Прием «дяди и тети», впервые использованный в «Сожжены» (написано в 1952 году, опубликовано в 1961-м), позволяет Слуцкому превратить непостижимую катастрофу в прочувствованную личную реальность. Более того, в результате ее коллективное еврейское измерение делается лишь ощутимее. Мне представляется, что этот подход Слуцкий позаимствовал у Сатуновского, в поэзии которого, как верно отмечает В. Иванив, «воспоминание о дядях» выводит их жизнь и смерть из линейного времени, чтобы ненадолго «воскресить», а потом резко «погрузить» обратно в состояние мемориального небытия [Иванив 2005].

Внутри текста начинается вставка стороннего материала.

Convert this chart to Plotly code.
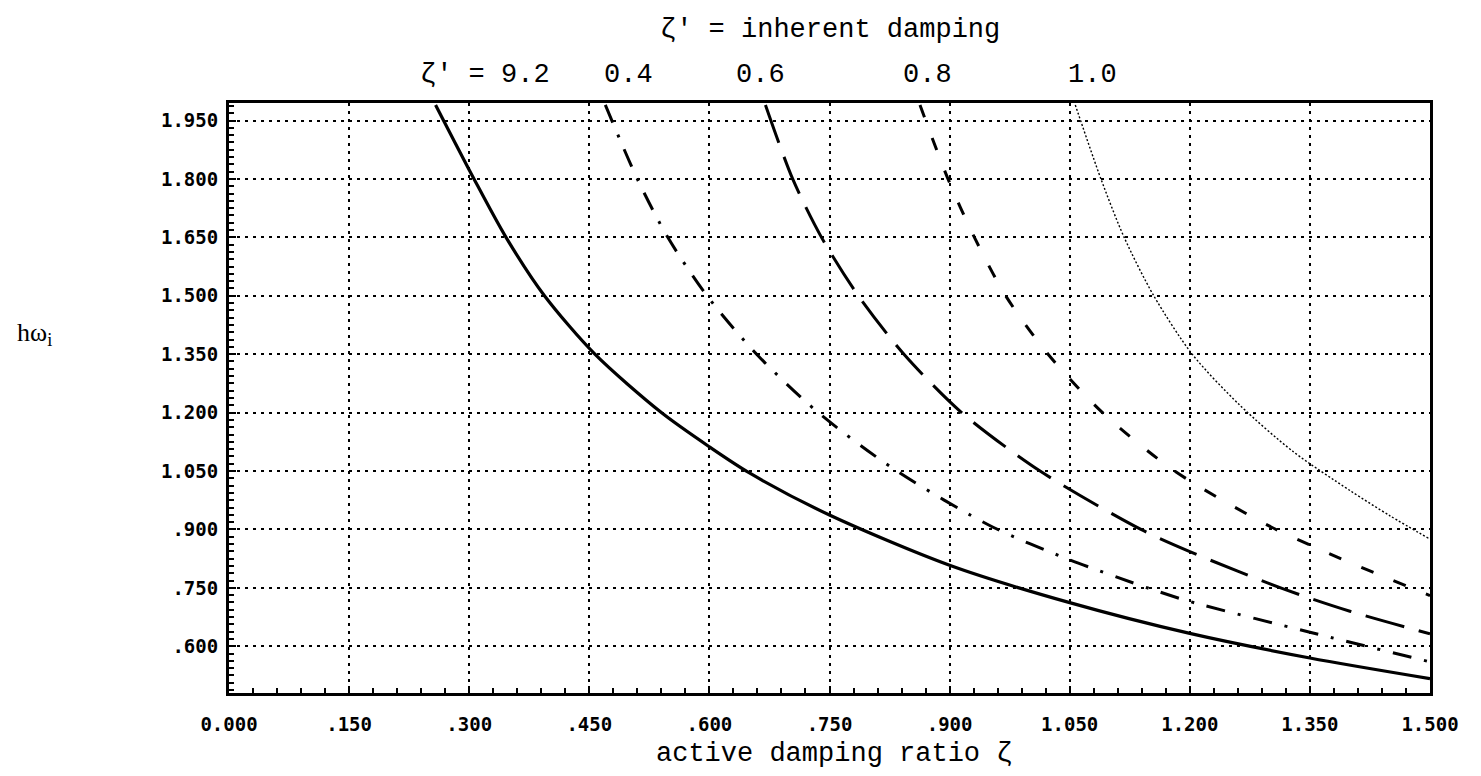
import plotly.graph_objects as go

# Active damping ratio (x) vs. h*omega_i (y) for several inherent damping values
zeta_02 = [0.258, 0.306, 0.346, 0.394, 0.457, 0.540, 0.600, 0.650, 0.750, 0.900, 1.050, 1.200, 1.350, 1.500]
hw_02 = [1.990, 1.800, 1.650, 1.500, 1.350, 1.200, 1.112, 1.045, 0.937, 0.808, 0.712, 0.633, 0.570, 0.517]

zeta_04 = [0.470, 0.510, 0.548, 0.597, 0.659, 0.736, 0.834, 0.955, 1.050, 1.150, 1.200, 1.350, 1.500]
hw_04 = [1.990, 1.800, 1.650, 1.500, 1.350, 1.200, 1.050, 0.905, 0.822, 0.748, 0.715, 0.636, 0.560]

zeta_06 = [0.670, 0.704, 0.740, 0.786, 0.843, 0.915, 1.013, 1.139, 1.200, 1.316, 1.400, 1.500]
hw_06 = [1.990, 1.800, 1.650, 1.500, 1.350, 1.200, 1.050, 0.900, 0.843, 0.748, 0.690, 0.632]

zeta_08 = [0.863, 0.898, 0.931, 0.970, 1.023, 1.091, 1.181, 1.299, 1.350, 1.400, 1.450, 1.500]
hw_08 = [1.990, 1.800, 1.650, 1.500, 1.350, 1.200, 1.050, 0.909, 0.860, 0.815, 0.772, 0.730]

zeta_10 = [1.057, 1.089, 1.118, 1.155, 1.203, 1.262, 1.329, 1.400, 1.450, 1.500]
hw_10 = [1.990, 1.800, 1.650, 1.500, 1.350, 1.220, 1.100, 1.000, 0.935, 0.875]

x_ticks = [0.0, 0.15, 0.30, 0.45, 0.60, 0.75, 0.90, 1.05, 1.20, 1.35, 1.50]
x_tick_text = ["0.000", ".150", ".300", ".450", ".600", ".750", ".900", "1.050", "1.200", "1.350", "1.500"]
y_ticks = [0.60, 0.75, 0.90, 1.05, 1.20, 1.35, 1.50, 1.65, 1.80, 1.95]
y_tick_text = [".600", ".750", ".900", "1.050", "1.200", "1.350", "1.500", "1.650", "1.800", "1.950"]

curve_labels = ["ζ' = 9.2", "0.4", "0.6", "0.8", "1.0"]

MONO = "Liberation Mono, Courier New, monospace"
SERIF = "Liberation Serif, Times New Roman, serif"

# plotting area in page pixels
PL, PR, PT, PB = 229, 1430, 103, 693
W, H = 1481, 776

fig = go.Figure()

series = [
    (zeta_02, hw_02, "solid", 3.2),
    (zeta_04, hw_04, "19px,13px,3px,13px", 3.0),
    (zeta_06, hw_06, "40px,15px", 3.0),
    (zeta_08, hw_08, "13px,22px", 3.0),
    (zeta_10, hw_10, "2px,2px", 1.4),
]
for xs, ys, dash, w in series:
    fig.add_trace(go.Scatter(
        x=xs, y=ys, mode="lines",
        line=dict(color="black", width=w, dash=dash, shape="spline", smoothing=0.8),
        showlegend=False, hoverinfo="skip",
    ))

axis_common = dict(
    showline=True, linecolor="black", linewidth=3, mirror=True,
    showgrid=True, gridcolor="black", gridwidth=2, griddash="3px,5px",
    zeroline=False,
    ticks="inside", ticklen=7, tickwidth=2, tickcolor="black",
    tickfont=dict(family="DejaVu Sans Mono, monospace", size=19, color="black", weight="bold"),
)

fig.update_xaxes(
    range=[0, 1.5], tickmode="array", tickvals=x_ticks, ticktext=x_tick_text,
    ticklabelstandoff=12,
    minor=dict(ticks="inside", dtick=0.03, ticklen=5, tickwidth=2, tickcolor="black", showgrid=False),
    **axis_common,
)
fig.update_yaxes(
    range=[0.48, 1.995], tickmode="array", tickvals=y_ticks, ticktext=y_tick_text,
    ticklabelstandoff=4,
    minor=dict(ticks="inside", tick0=0.6, dtick=0.01875, ticklen=5, tickwidth=2, tickcolor="black", showgrid=False),
    **axis_common,
)

annotations = [
    dict(text="ζ' = inherent damping", x=830, y=30, font=dict(family=MONO, size=27, color="black")),
    dict(text="active damping ratio ζ", x=834, y=754, font=dict(family=MONO, size=27, color="black")),
    dict(text="hω<sub>i</sub>", x=34, y=334, font=dict(family=SERIF, size=26, color="black")),
]
label_x = [485, 628, 760, 927, 1092]
for txt, lx in zip(curve_labels, label_x):
    annotations.append(dict(text=txt, x=lx, y=75, font=dict(family=MONO, size=27, color="black")))

for a in annotations:
    a.update(xref="paper", yref="paper", showarrow=False, xanchor="center", yanchor="middle")
    # pixel position -> paper coordinates of the plotting area
    a["x"] = (a["x"] - PL) / (PR - PL)
    a["y"] = 1 - (a["y"] - PT) / (PB - PT)

fig.update_layout(
    width=W, height=H,
    margin=dict(l=PL, r=W - PR, t=PT, b=H - PB),
    paper_bgcolor="white", plot_bgcolor="white",
    annotations=annotations,
)

fig.write_html("out.html", include_plotlyjs=True)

Поэту известно, что его дяди и тети убиты, однако говорит он о них так, будто они еще живы: «Отягощенный родственными чувствами, / Я к тете шел, / чтоб дядю повидать». Ощущение родства – проявление еврейской сентиментальности – переносит жертв в вечную юдоль жизни, но процесс этот тут же обрывает упоминание неизбежной реальности («Я не нашел ни тети и ни дяди»), которая становится особо ощутимой, когда местные жители – неевреи произносят «в землю глядя»: «Сожжены». В последней строфе поэт переводит эту реальность в мемориальное измерение, составляя первый свой каталог катастрофы, всеобъемлющий в нравственном, а теперь еще и в генеалогическом плане: «Все сожжено: пороки с добродетелями / И дети с престарелыми родителями. / А я стою пред тихими свидетелями / И тихо повторяю: / “Сожжены…”». Почему же «свидетели» – местные жители – молчат? Почему смотрят в землю? Ответ таков: оставаясь в ходе войны молчаливыми наблюдателями, они не сделали ничего, чтобы предотвратить гибель своих соседей – евреев; теперь удел их – стыд. Способность Слуцкого говорить о жестокости (а здесь жестокость доведена до предела) нежестокими средствами совершенно очевидна. Кроме того, абсолютно ясно, что он не хочет выступать в роли судьи. Стихотворение напоминает смонтированный фильм: отдельные кадры (приезд в город, разговор с горожанами, их ответное молчание) выстроены так, чтобы служить неприкрытым укором тем, кто не вмешался. Повторяя слово «сожжены», лирический герой не только сообщает о глубине своего горя и признаёт свою неспособность вернуть мертвых к жизни, но и как бы заклинает молчаливых свидетелей, вводя их в вечный, неисцелимый ступор вины и позора[134]
.Самое известное стихотворение Слуцкого о холокосте, «Как убивали мою бабку», расширяет троп «дядей и тетей». Оно начинается с вопроса: «Как убивали мою бабку?», на который поэт дает подробный ответ, почти невыносимый в графичности изложения бесчеловечных фактов, поскольку Слуцкого интересуют не только факты, но и процесс. Как указывает О. И. Дарк, рифма «так» («Мою бабку убивали так») и «танк» («Подошел танк») совершенна. Всех обреченных евреев вывозят на окраину города, чтобы расстрелять, и не испытывает страха только бабка поэта – она кроет немцев матом и грозит им именем своего внука, который сражается на фронте. В последней строфе она погибает гордой смертью – не как жертва, а как бунтарка: «Пуля взметнула волоса. / Выпала седенькая коса, / и бабка наземь упала. / Так она и пропала» [Слуцкий 1991b, 2: 30]. В этом она радикально отличается от остальных евреев, истощенных и «бледных от предсмертной тоски»; она гордится своим внуком –
В стихотворении показаны два типа неевреев: 1) немцы и некоторые украинцы, их пособники и 2) остальные жители города, которые полностью на стороне бабки («Из каждого окна / шумели Ивановны и Андреевны, / плакали Сидоровны и Петровны: / – Держись, Полина Матвеевна! / Кричи на них! Иди ровно! – / Они шумели: / – Ой, що робыть / З отым нимцем, нашим ворогом! – / Поэтому бабку решили убить, / пока еще проходили городом»). Это – крестный путь, пройденный вспять и сокращенный. Христа бьют и оскорбляют на пути на Голгофу, бабку же поддерживают и подбадривают. Опять же Дарк прав: Слуцкий это подбадривание подает в несколько циничном ключе, поскольку из него не проистекает никакой физической поддержки. Здесь нет молчаливых свидетелей из «Сожжены», только громогласная толпа простых людей[135]
. Это стихотворение – описание неудавшегося карнавала, каким он показан у Бахтина: немцы продолжают творить насилие невозбранно. Слуцкий пытается смягчить неприкрытую иронию этих строк, направленную на таких крикливых бунтарей, сосредоточивая внимание на одной героине – непримиримой старухе-еврейке, более чем подходящей на роль персонажа советской мемориальной поэзии.